I have a variable that has 34 different choices. The respondent is to select their top 5 choices and rank them in order of preference (1 is highest preference, 2 is second preference, etc.). My goal is to compare respondents and see if anyone is similar to someone else. I can easily tell if a certain choice is chosen more often than others by running a frequency table in PROC FREQ, but I am not sure how to incorporate the ranks. Does anyone know of a statistical approach to solve this analysis? I really have no idea where to even begin.
01-19-2013 04:34 PM
I don't have an answer to your problem. Your problem requires that you specify what you mean by persons being similar to one another.
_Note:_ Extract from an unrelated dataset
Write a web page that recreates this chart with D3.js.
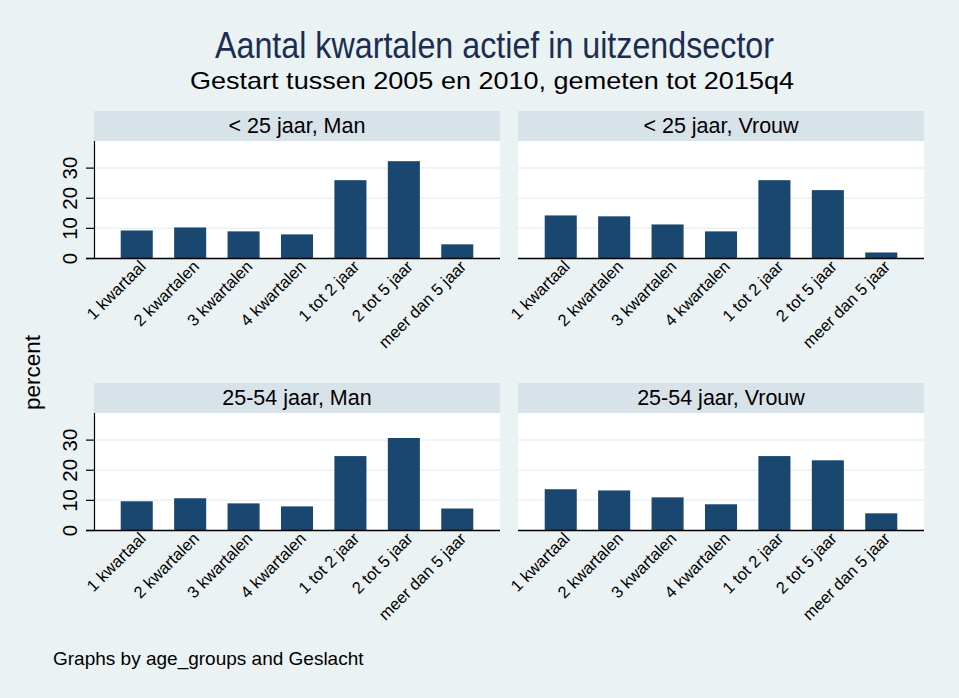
<!DOCTYPE html>
<html>
<head>
<meta charset="utf-8">
<script src="https://cdn.jsdelivr.net/npm/d3@7"></script>
<style>
  html, body { margin: 0; padding: 0; background: #EAF2F3; }
  svg { display: block; }
  text { font-family: "Liberation Sans", Arial, sans-serif; }
</style>
</head>
<body>
<svg id="chart" width="959" height="698"></svg>
<script>
// ---- data ----
const categories = ["1 kwartaal", "2 kwartalen", "3 kwartalen", "4 kwartalen", "1 tot 2 jaar", "2 tot 5 jaar", "meer dan 5 jaar"];
const facetLabels = ["< 25 jaar, Man", "< 25 jaar, Vrouw", "25-54 jaar, Man", "25-54 jaar, Vrouw"];
const young_man = [9.3, 10.3, 9.0, 8.0, 26.0, 32.3, 4.7];
const young_vrouw = [14.3, 14.0, 11.3, 9.0, 26.0, 22.7, 2.0];
const mid_man = [9.7, 10.7, 9.0, 8.0, 24.7, 30.7, 7.3];
const mid_vrouw = [13.7, 13.3, 11.0, 8.7, 24.7, 23.3, 5.7];
const yTicks = [0, 10, 20, 30];
const titleText = "Aantal kwartalen actief in uitzendsector";
const subtitleText = "Gestart tussen 2005 en 2010, gemeten tot 2015q4";
const yTitle = "percent";
const noteText = "Graphs by age_groups and Geslacht";

const seriesList = [young_man, young_vrouw, mid_man, mid_vrouw];

// ---- layout ----
const svg = d3.select("#chart");
const colX = [94, 518];
const stripY = [111, 383];
const panelW = 406, stripH = 30, plotH = 117.5;

const x = d3.scaleBand().domain(categories).range([0, panelW]).paddingInner(0.4).paddingOuter(0.5);
const y = d3.scaleLinear().domain([0, 39]).range([plotH, 0]);

svg.append("rect").attr("width", 959).attr("height", 698).attr("fill", "#EAF2F3");

seriesList.forEach((vals, i) => {
  const col = i % 2, row = Math.floor(i / 2);
  const g = svg.append("g").attr("transform", `translate(${colX[col]},${stripY[row]})`);
  // strip
  g.append("rect").attr("x", 0).attr("y", 0).attr("width", panelW).attr("height", stripH).attr("fill", "#D7E2E9");
  g.append("text").attr("x", panelW / 2).attr("y", 22).attr("text-anchor", "middle")
    .attr("font-size", 21.5).attr("fill", "#000").text(facetLabels[i]);
  const p = g.append("g").attr("transform", `translate(0,${stripH})`);
  p.append("rect").attr("width", panelW).attr("height", plotH).attr("fill", "#fff");
  // grid
  p.selectAll("line.grid").data(yTicks.filter(t => t > 0)).join("line")
    .attr("x1", 0).attr("x2", panelW).attr("y1", d => y(d)).attr("y2", d => y(d))
    .attr("stroke", "#EAF2F3").attr("stroke-width", 1.5);
  // bars
  p.selectAll("rect.bar").data(vals.map((v, k) => ({ c: categories[k], v }))).join("rect")
    .attr("class", "bar")
    .attr("x", d => x(d.c)).attr("width", x.bandwidth())
    .attr("y", d => y(d.v)).attr("height", d => y(0) - y(d.v))
    .attr("fill", "#1A476F");
  // baseline
  p.append("line").attr("x1", col === 0 ? -8 : 0).attr("x2", panelW)
    .attr("y1", y(0)).attr("y2", y(0)).attr("stroke", "#000").attr("stroke-width", 1.4);
  // y axis on left column
  if (col === 0) {
    p.append("line").attr("x1", 0.5).attr("x2", 0.5).attr("y1", 0).attr("y2", y(0))
      .attr("stroke", "#000").attr("stroke-width", 1.2);
    p.selectAll("line.tick").data(yTicks).join("line")
      .attr("x1", -8).attr("x2", 0).attr("y1", d => y(d)).attr("y2", d => y(d))
      .attr("stroke", "#000").attr("stroke-width", 1.2);
    p.selectAll("text.ylab").data(yTicks).join("text")
      .attr("transform", d => `translate(-17,${y(d)}) rotate(-90)`)
      .attr("text-anchor", "middle").attr("font-size", 20.5).attr("fill", "#000")
      .text(d => d);
  }
  // x labels
  p.selectAll("text.xlab").data(categories).join("text")
    .attr("transform", d => `translate(${x(d) + x.bandwidth() / 2 + 10},${y(0) + 9}) rotate(-45)`)
    .attr("text-anchor", "end").attr("font-size", 16.5).attr("fill", "#000")
    .text(d => d);
});

// titles
svg.append("text").attr("x", 215).attr("y", 58).attr("font-size", 36)
  .attr("textLength", 559).attr("lengthAdjust", "spacingAndGlyphs")
  .attr("fill", "#1C2E50").text(titleText);
svg.append("text").attr("x", 190).attr("y", 89).attr("font-size", 24)
  .attr("textLength", 604).attr("lengthAdjust", "spacingAndGlyphs")
  .attr("fill", "#000").text(subtitleText);
svg.append("text").attr("transform", "translate(40,372.5) rotate(-90)")
  .attr("text-anchor", "middle").attr("font-size", 22.5).attr("fill", "#000").text(yTitle);
svg.append("text").attr("x", 53).attr("y", 665).attr("font-size", 19).attr("fill", "#000").text(noteText);
</script>
</body>
</html>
If you have 34 choices, and if you select 5 of them to rank from 1 to 5, the total number of such ranked choices is the number of permutations of 34 items taken 5 at a time = 34!/(34-5)! = 34*33*32*31*30 = 33,390,720. Because these permutations preserve the order of the ranked choices, two persons could select the same set of five items but rank each of these items differently so that they would be similar/identical in their choices but not similar in how they ranked these choices. Thus, you should specify how you determine how someone is "similar" to someone else and which similarity criterion is most important to you--similarity in the choices or similarity in the ranking of those choices. For example, persons A and B could have selected the same five choices but have ranked them in an exact opposite order; person C could have selected four of the same five choices as person B and ranked those four choices identically to person B's ranking of these four choices. Is person A more similar than person C to person B? Or, vice-versa?